Future-oriented, to preserve Berkeley’s excellence
“Aiming ahead” to keep Berkeley a center of excellence is a priority for Hermalin, who pledges to work with deans, department chairs and others to plan for sustaining and enhancing what makes Berkeley a standout from its peers.
In the next few years, Berkeley’s faculty will experience waves of retirements, providing the chance to reimagine a faculty that reflects the changing landscape of higher education, he said, one that is “more multidisciplinary and less siloed,” that is diverse in its demography and its scholarship, that translates basic research into application, that draws on all fields of inquiry to address world crises, and that ensures, via technology and better use of resources, that all students can access the programs and courses they want and need.
“To advance boldly across this landscape,” he added, “we must think strategically about how we hire faculty,” including through interdisciplinary cluster hires. Already underway is hiring for five such clusters — Native American and Indigenous Peoples, Anti-Black Racism and Social Inclusion, Latinx and Democracy, Artificial Intelligence and Inequality, and Understanding (Non) Citizenship. A sixth cluster is complete: Climate Equity and Environmental Justice.
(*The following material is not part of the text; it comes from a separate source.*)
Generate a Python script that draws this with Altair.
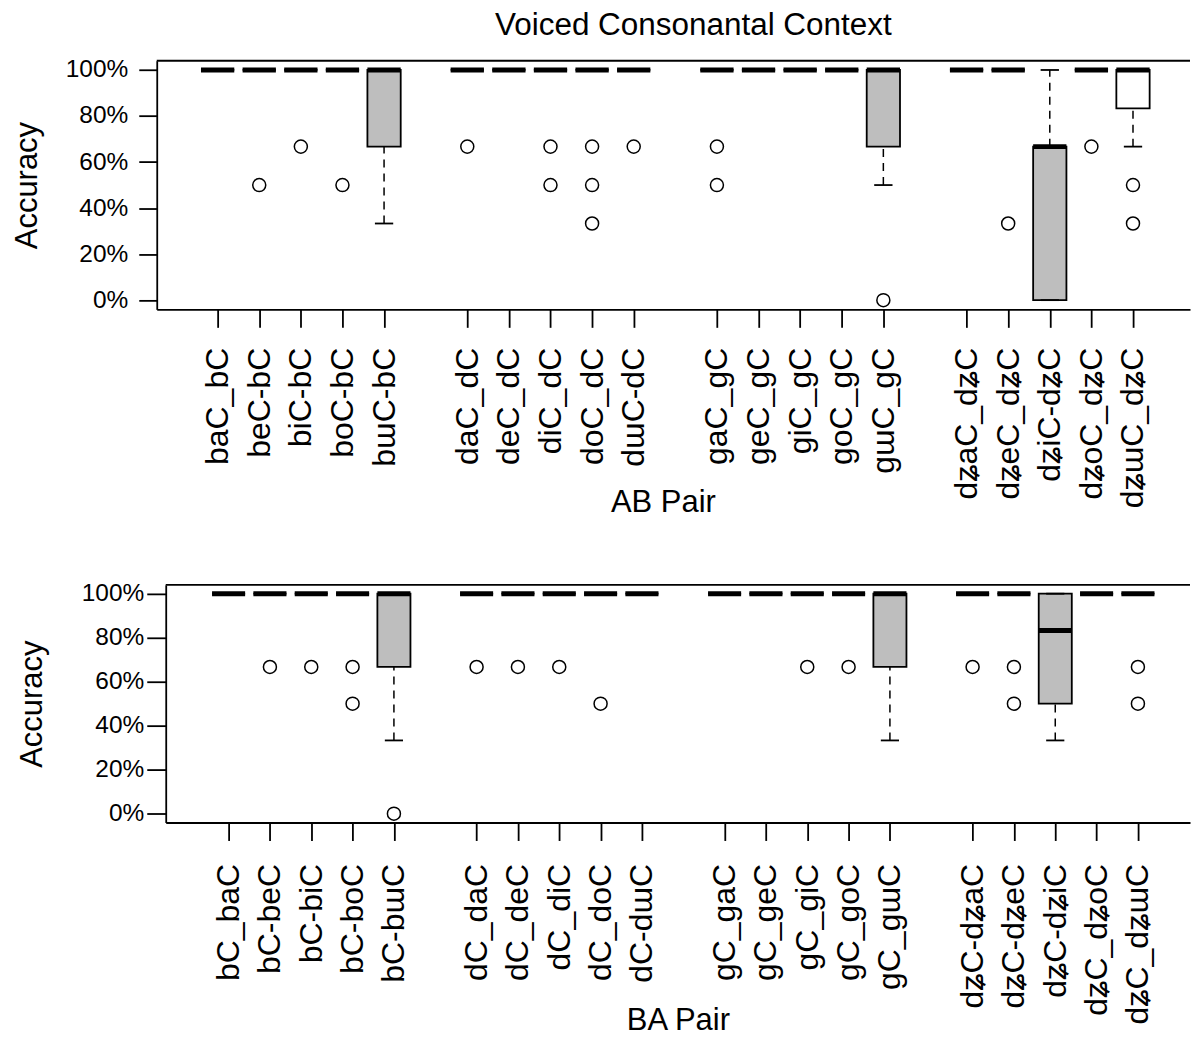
import json

import altair as alt
import pandas as pd

FONT = "Liberation Sans"
GREY = "#bebebe"

# ---- AB pairs (top panel) -------------------------------------------------
ab_labels = ["baC_bC", "beC-bC", "biC-bC", "boC-bC", "bɯC-bC",
             "daC_dC", "deC_dC", "diC_dC", "doC_dC", "dɯC-dC",
             "gaC_gC", "geC_gC", "giC_gC", "goC_gC", "gɯC_gC",
             "dʑaC_dʑC", "dʑeC_dʑC", "dʑiC-dʑC", "dʑoC_dʑC", "dʑɯC_dʑC"]
ab_q1 = [1, 1, 1, 1, 0.667, 1, 1, 1, 1, 1, 1, 1, 1, 1, 0.667, 1, 1, 0.0, 1, 0.833]
ab_median = [1, 1, 1, 1, 1, 1, 1, 1, 1, 1, 1, 1, 1, 1, 1, 1, 1, 0.667, 1, 1]
ab_q3 = [1, 1, 1, 1, 1, 1, 1, 1, 1, 1, 1, 1, 1, 1, 1, 1, 1, 0.667, 1, 1]
ab_low = [1, 1, 1, 1, 0.333, 1, 1, 1, 1, 1, 1, 1, 1, 1, 0.5, 1, 1, 0.0, 1, 0.667]
ab_high = [1] * 20
ab_fill = [GREY] * 19 + ["white"]
ab_outliers = [[], [0.5], [0.667], [0.5], [],
               [0.667], [], [0.667, 0.5], [0.667, 0.5, 0.333], [0.667],
               [0.667, 0.5], [], [], [], [0.0],
               [], [0.333], [], [0.667], [0.5, 0.333]]

# ---- BA pairs (bottom panel) ----------------------------------------------
ba_labels = ["bC_baC", "bC-beC", "bC-biC", "bC-boC", "bC-bɯC",
             "dC_daC", "dC_deC", "dC_diC", "dC_doC", "dC-dɯC",
             "gC_gaC", "gC_geC", "gC_giC", "gC_goC", "gC_gɯC",
             "dʑC-dʑaC", "dʑC-dʑeC", "dʑC-dʑiC", "dʑC_dʑoC", "dʑC_dʑɯC"]
ba_q1 = [1, 1, 1, 1, 0.667, 1, 1, 1, 1, 1, 1, 1, 1, 1, 0.667, 1, 1, 0.5, 1, 1]
ba_median = [1, 1, 1, 1, 1, 1, 1, 1, 1, 1, 1, 1, 1, 1, 1, 1, 1, 0.833, 1, 1]
ba_q3 = [1] * 20
ba_low = [1, 1, 1, 1, 0.333, 1, 1, 1, 1, 1, 1, 1, 1, 1, 0.333, 1, 1, 0.333, 1, 1]
ba_high = [1] * 20
ba_fill = [GREY] * 20
ba_outliers = [[], [0.667], [0.667], [0.667, 0.5], [0.0],
               [0.667], [0.667], [0.667], [0.5], [],
               [], [], [0.667], [0.667], [],
               [0.667], [0.667, 0.5], [], [], [0.667, 0.5]]

# four consonant groups of five, with an empty slot between groups
positions = [6 * (k // 5) + k % 5 + 1 for k in range(20)]

BOX_HALF = 0.4
CAP_HALF = 0.22
LW = 1.8
LEFT_EXTENT = 150


def panel(labels, q1, med, q3, low, high, fills, outliers, *, width, height,
          xdomain, xtitle, xtitle_x, xtitle_y, ytitle_x, tick_y, pad_y,
          pad_x, title=None):
    df = pd.DataFrame({
        "pos": positions, "label": labels, "q1": q1, "med": med, "q3": q3,
        "low": low, "high": high, "fill": fills,
    })
    df["left"] = df["pos"] - BOX_HALF
    df["right"] = df["pos"] + BOX_HALF
    df["capl"] = df["pos"] - CAP_HALF
    df["capr"] = df["pos"] + CAP_HALF
    out = pd.DataFrame([(p, v) for p, vals in zip(positions, outliers) for v in vals],
                       columns=["pos", "value"])

    names = [""] * 26
    for p, lab in zip(positions, labels):
        names[p] = lab
    label_expr = json.dumps(names, ensure_ascii=False) + "[datum.value]"

    xs = alt.Scale(domain=xdomain, nice=False, zero=False)
    ys = alt.Scale(domain=[-0.04, 1.04], nice=False, zero=False)
    xaxis = alt.Axis(
        values=positions, labelExpr=label_expr, labelAngle=270,
        labelFontSize=32, labelPadding=pad_x, labelOverlap=False, labelFlush=False,
        tickSize=18, title=xtitle, titleX=xtitle_x, titleY=xtitle_y,
        titleAlign="center", titleBaseline="alphabetic",
    )
    yaxis = alt.Axis(
        values=[0, 0.2, 0.4, 0.6, 0.8, 1.0], format=".0%",
        labelFontSize=24.5, tickSize=tick_y, labelPadding=pad_y,
        title="Accuracy", titleAngle=270, titleX=ytitle_x, titleY=height / 2,
        titleAlign="center", titleBaseline="middle",
    )

    base = alt.Chart(df)
    box = base.mark_rect(stroke="black", strokeWidth=LW).encode(
        x=alt.X("left:Q", scale=xs, axis=xaxis),
        x2="right:Q",
        y=alt.Y("q1:Q", scale=ys, axis=yaxis),
        y2="q3:Q",
        fill=alt.Fill("fill:N", scale=None),
    )
    whisk_lo = base.mark_rule(color="black", strokeWidth=1.5, strokeDash=[8, 6]).encode(
        x=alt.X("pos:Q", scale=xs, axis=xaxis), y=alt.Y("low:Q", scale=ys, axis=yaxis), y2="q1:Q")
    whisk_hi = base.mark_rule(color="black", strokeWidth=1.5, strokeDash=[8, 6]).encode(
        x=alt.X("pos:Q", scale=xs, axis=xaxis), y=alt.Y("q3:Q", scale=ys, axis=yaxis), y2="high:Q")
    cap_lo = base.mark_rule(color="black", strokeWidth=LW).encode(
        x=alt.X("capl:Q", scale=xs, axis=xaxis), x2="capr:Q", y=alt.Y("low:Q", scale=ys, axis=yaxis))
    cap_hi = base.mark_rule(color="black", strokeWidth=LW).encode(
        x=alt.X("capl:Q", scale=xs, axis=xaxis), x2="capr:Q", y=alt.Y("high:Q", scale=ys, axis=yaxis))
    median = base.mark_rule(color="black", strokeWidth=5, strokeCap="butt").encode(
        x=alt.X("left:Q", scale=xs, axis=xaxis), x2="right:Q", y=alt.Y("med:Q", scale=ys, axis=yaxis))
    points = alt.Chart(out).mark_point(
        shape="circle", filled=False, color="black", size=170, strokeWidth=1.5, opacity=1
    ).encode(x=alt.X("pos:Q", scale=xs, axis=xaxis), y=alt.Y("value:Q", scale=ys, axis=yaxis))
    single = pd.DataFrame({"edge": [0]})
    top_edge = alt.Chart(single).mark_rule(color="black", strokeWidth=LW).encode(
        x=alt.value(0), x2=alt.value(width), y=alt.value(0))
    # invisible anchor fixing how far the panel reaches to the left of its plot
    anchor = alt.Chart(single).mark_point(opacity=0, size=1).encode(
        x=alt.value(-LEFT_EXTENT), y=alt.value(height / 2))

    layered = alt.layer(box, whisk_lo, whisk_hi, cap_lo, cap_hi, median, points,
                        top_edge, anchor)
    props = dict(width=width, height=height)
    if title is not None:
        props["title"] = title
    return layered.properties(**props)


def gap(w):
    # blank column used to indent a panel
    return alt.Chart(pd.DataFrame({"v": [0]})).mark_point(opacity=0, size=1).encode(
        x=alt.value(0), y=alt.value(0)).properties(width=w, height=1)


title = alt.TitleParams(
    "Voiced Consonantal Context", anchor="middle", frame="group", dx=20,
    fontSize=31.5, fontWeight="normal", font=FONT, color="black",
    baseline="alphabetic", offset=-9,
)

top = panel(ab_labels, ab_q1, ab_median, ab_q3, ab_low, ab_high, ab_fill, ab_outliers,
            width=1035, height=249, xdomain=[-0.4635, 24.37],
            xtitle="AB Pair", xtitle_x=507, xtitle_y=202,
            ytitle_x=-129, tick_y=18, pad_y=11, pad_x=20, title=title)

bottom = panel(ba_labels, ba_q1, ba_median, ba_q3, ba_low, ba_high, ba_fill, ba_outliers,
               width=1026, height=238, xdomain=[-0.521, 24.26],
               xtitle="BA Pair", xtitle_x=513, xtitle_y=207,
               ytitle_x=-133, tick_y=19, pad_y=3, pad_x=23)

chart = alt.vconcat(
    alt.hconcat(gap(1), top, spacing=0),
    alt.hconcat(gap(10), bottom, spacing=0),
    spacing=62,
).properties(
    padding={"left": 3, "top": 8, "right": 0, "bottom": 0},
    background="white",
).configure_view(
    stroke="transparent",
).configure_axis(
    grid=False, domainColor="black", domainWidth=LW, tickColor="black", tickWidth=LW,
    labelColor="black", titleColor="black", labelFont=FONT, titleFont=FONT,
    titleFontSize=31, titleFontWeight="normal",
)

chart.save("out.html", embed_options={"renderer": "svg", "actions": False})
With regard to improving the student experience, Hermalin said he will seek to change “a stressful, Darwinian environment at odds with our goal of seeing students thrive, learn to collaborate and enjoy a sense of belonging,” an environment that overrelies on grades for determining access to courses and majors. He said he wants to work with the faculty to build a Berkeley that “invests in the success of every student and makes every student feel they belong here.”
He stressed the need for Berkeley to become a Hispanic-Serving Institution to advance the goal of having a student body that better reflects the demographics of California. He currently meets monthly with the leadership of the Latinx Faculty Association.
So that Berkeley can preserve its core excellence, Hermalin said he’ll work with deans to ensure they have the resources, time and support to be effective at fundraising, and that he’ll push for a system where “funds flow where needed, Berkeley’s comprehensive excellence is guaranteed, and incentives are provided to generate and utilize funds wisely.”
Additional plans he cited include increasing the size of the faculty to keep up with the growing student population; addressing maintenance needs so that Berkeley’s facilities will not only accommodate such growth, but be world-class; and keeping staff levels high enough to avoid staff burnout and inadequate support for students and faculty.
The campus’s current challenges are daunting, admitted Hermalin. But he emphasized that, after first holding conversations with members of the campus community to solidify priorities, “I’ll work tirelessly to meet those, and to seize opportunities in ways that make Berkeley stronger, that keep Berkeley Berkeley, in terms of ethos, eminence and excellence.”